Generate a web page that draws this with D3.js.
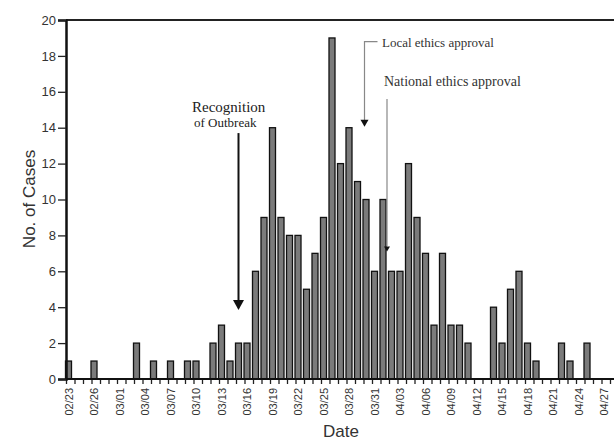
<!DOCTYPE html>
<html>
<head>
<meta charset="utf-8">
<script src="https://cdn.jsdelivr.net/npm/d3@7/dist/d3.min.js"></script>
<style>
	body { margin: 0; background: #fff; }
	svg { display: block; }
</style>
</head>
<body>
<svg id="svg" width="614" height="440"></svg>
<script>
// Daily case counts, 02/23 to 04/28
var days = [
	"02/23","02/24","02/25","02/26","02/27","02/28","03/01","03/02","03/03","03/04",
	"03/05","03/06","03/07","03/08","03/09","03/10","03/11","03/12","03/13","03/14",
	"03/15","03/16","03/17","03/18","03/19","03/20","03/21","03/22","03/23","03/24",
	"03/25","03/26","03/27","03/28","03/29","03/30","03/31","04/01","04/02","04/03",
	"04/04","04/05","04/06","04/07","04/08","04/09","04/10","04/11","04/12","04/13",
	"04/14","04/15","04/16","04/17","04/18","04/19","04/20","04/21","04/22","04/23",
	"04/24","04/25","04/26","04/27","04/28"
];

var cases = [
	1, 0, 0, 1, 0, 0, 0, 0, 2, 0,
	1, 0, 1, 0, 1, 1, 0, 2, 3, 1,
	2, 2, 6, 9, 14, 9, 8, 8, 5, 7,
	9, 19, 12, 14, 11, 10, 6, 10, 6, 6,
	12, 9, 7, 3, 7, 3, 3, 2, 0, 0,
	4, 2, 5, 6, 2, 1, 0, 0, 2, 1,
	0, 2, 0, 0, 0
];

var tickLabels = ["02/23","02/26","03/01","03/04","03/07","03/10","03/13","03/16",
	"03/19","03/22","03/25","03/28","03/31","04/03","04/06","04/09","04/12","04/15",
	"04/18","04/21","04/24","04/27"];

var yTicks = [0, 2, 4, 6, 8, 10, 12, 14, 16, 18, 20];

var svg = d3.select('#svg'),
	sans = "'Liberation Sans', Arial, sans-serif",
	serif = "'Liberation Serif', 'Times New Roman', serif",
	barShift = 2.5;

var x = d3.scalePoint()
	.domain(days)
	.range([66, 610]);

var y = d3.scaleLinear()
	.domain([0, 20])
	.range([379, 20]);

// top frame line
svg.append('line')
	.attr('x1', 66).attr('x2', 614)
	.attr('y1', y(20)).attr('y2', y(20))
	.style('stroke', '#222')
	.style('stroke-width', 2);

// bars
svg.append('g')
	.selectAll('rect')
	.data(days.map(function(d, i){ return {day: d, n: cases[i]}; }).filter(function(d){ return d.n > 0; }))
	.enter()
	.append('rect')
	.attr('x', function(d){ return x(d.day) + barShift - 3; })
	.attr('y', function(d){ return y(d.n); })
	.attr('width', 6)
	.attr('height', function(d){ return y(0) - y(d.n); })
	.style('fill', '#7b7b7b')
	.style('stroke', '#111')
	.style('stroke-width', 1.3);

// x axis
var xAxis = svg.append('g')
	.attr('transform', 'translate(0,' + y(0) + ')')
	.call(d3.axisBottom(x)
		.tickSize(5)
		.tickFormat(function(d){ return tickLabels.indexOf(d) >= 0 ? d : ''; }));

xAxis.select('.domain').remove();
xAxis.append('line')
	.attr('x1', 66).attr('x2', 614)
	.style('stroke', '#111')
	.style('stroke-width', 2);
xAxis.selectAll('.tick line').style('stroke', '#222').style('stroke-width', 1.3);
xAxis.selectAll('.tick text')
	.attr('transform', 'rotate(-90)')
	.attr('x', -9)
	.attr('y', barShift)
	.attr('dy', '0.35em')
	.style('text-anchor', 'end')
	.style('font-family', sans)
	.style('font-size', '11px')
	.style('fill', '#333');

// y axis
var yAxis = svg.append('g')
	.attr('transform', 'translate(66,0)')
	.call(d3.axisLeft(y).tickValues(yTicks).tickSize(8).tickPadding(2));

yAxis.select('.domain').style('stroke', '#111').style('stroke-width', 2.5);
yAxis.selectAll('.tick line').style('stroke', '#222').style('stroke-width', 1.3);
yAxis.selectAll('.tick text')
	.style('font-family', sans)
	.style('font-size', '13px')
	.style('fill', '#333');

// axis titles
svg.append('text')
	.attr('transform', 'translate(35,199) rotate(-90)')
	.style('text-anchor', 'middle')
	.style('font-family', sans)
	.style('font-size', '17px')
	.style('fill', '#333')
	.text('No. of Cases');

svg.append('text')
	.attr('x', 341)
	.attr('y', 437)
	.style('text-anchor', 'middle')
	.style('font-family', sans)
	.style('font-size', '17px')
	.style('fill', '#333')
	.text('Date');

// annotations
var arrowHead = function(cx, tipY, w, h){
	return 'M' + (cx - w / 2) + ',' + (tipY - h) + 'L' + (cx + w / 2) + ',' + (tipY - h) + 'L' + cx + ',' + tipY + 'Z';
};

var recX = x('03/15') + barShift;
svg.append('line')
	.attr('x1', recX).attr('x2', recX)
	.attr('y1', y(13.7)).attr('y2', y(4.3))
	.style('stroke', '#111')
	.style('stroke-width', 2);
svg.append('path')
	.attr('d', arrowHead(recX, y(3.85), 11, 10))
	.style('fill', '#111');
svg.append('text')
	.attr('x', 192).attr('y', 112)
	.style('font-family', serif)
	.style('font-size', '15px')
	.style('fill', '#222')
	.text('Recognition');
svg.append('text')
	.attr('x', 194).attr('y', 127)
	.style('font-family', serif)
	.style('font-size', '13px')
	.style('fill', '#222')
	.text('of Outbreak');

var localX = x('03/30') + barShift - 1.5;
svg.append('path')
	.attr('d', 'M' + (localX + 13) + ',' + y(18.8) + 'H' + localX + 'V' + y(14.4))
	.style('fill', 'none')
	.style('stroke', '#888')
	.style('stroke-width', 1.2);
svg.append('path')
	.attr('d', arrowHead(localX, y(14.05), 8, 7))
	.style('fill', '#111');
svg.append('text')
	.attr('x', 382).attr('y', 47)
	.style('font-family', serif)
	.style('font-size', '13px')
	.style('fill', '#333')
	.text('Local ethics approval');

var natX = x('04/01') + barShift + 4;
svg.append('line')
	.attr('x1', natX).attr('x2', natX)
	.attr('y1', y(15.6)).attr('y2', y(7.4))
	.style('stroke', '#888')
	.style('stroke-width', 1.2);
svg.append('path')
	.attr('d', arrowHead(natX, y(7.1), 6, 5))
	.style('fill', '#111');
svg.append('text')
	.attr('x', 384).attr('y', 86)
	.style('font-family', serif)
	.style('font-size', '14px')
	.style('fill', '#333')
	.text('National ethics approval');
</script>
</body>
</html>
########################################
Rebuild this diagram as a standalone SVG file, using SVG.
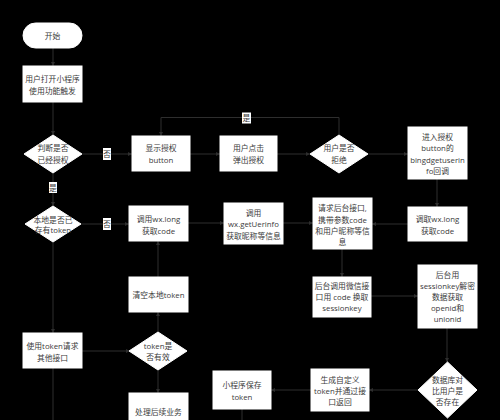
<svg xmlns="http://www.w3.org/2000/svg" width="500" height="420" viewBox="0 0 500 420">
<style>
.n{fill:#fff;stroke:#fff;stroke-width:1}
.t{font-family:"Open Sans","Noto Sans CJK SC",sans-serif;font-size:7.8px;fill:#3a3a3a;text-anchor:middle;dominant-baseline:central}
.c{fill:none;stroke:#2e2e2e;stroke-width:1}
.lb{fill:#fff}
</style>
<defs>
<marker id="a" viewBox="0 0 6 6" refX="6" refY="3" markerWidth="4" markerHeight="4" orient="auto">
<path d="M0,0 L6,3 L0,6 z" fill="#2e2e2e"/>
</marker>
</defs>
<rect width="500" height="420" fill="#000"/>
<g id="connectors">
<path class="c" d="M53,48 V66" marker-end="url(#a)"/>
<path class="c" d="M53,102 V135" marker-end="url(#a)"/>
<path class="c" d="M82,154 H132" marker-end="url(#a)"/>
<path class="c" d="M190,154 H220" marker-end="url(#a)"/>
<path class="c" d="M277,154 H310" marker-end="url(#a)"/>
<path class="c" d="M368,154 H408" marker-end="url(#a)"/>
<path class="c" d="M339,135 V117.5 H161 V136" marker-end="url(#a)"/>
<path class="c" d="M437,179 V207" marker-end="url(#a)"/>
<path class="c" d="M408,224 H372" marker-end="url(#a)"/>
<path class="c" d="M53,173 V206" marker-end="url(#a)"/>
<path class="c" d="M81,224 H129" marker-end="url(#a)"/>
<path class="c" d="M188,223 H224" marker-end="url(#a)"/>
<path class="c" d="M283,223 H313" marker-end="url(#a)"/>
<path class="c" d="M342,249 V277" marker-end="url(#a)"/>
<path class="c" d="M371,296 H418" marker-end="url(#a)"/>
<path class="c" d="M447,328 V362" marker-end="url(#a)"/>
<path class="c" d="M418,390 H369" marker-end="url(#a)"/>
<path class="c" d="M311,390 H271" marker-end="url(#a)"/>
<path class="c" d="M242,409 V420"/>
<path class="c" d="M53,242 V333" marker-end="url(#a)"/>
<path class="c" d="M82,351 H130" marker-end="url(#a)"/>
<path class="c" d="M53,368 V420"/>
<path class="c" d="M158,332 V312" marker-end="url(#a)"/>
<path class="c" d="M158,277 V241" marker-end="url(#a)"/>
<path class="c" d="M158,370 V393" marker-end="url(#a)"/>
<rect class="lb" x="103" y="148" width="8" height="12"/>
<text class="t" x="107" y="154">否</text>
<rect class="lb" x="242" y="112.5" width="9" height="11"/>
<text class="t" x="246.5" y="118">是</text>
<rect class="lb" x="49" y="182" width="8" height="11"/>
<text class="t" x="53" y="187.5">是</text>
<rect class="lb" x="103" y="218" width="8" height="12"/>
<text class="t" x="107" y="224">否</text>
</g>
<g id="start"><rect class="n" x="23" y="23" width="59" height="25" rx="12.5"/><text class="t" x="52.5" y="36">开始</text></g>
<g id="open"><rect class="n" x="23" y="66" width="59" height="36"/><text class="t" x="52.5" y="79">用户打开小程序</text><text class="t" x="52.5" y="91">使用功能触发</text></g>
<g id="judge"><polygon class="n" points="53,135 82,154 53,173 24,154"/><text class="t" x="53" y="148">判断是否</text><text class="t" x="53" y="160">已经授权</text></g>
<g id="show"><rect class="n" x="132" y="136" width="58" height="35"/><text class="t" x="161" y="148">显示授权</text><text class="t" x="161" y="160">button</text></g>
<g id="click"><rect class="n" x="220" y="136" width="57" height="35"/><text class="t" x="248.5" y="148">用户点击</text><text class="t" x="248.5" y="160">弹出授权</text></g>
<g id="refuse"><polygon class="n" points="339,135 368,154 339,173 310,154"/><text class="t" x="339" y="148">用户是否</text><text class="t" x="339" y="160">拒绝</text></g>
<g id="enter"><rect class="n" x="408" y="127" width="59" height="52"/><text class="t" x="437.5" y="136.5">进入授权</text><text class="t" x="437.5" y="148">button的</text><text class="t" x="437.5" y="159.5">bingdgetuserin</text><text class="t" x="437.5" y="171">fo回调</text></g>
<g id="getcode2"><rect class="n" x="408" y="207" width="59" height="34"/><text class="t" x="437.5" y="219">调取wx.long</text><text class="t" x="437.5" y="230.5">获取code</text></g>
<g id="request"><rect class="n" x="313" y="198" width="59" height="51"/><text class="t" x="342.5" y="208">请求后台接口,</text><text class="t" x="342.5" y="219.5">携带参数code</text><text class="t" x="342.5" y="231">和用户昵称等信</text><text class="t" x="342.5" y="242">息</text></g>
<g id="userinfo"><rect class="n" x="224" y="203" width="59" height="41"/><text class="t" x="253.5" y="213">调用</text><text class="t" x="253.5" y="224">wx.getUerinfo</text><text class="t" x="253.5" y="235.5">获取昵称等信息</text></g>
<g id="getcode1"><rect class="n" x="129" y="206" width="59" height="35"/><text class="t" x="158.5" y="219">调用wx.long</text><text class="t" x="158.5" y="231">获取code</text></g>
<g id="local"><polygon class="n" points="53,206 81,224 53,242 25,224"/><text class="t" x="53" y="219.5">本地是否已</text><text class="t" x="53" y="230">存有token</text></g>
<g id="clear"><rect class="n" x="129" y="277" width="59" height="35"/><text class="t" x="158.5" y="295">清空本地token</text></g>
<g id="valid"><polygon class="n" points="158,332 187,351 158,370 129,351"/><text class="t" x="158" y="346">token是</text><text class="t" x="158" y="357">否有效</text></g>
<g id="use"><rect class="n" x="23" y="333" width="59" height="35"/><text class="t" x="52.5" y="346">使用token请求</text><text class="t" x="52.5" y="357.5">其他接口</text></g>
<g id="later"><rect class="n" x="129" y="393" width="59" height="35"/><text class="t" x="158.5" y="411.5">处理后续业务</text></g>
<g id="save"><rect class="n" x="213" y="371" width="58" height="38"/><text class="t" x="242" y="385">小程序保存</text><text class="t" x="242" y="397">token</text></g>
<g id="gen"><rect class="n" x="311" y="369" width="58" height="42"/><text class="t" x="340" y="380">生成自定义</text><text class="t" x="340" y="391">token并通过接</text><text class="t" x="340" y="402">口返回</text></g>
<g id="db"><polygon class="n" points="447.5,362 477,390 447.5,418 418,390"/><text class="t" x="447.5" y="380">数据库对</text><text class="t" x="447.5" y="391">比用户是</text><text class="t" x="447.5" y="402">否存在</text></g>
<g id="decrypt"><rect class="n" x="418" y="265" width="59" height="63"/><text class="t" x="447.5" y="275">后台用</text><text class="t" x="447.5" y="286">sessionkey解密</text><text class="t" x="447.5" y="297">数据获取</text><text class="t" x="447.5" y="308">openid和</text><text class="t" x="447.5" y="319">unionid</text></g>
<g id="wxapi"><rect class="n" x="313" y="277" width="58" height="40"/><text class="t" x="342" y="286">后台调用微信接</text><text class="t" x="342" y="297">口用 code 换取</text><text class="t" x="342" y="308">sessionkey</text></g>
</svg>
########################################
* Requirement *
Identify how many lines in the entries above contain the word "this" and provide only that figure.

* Solution to the problem *
2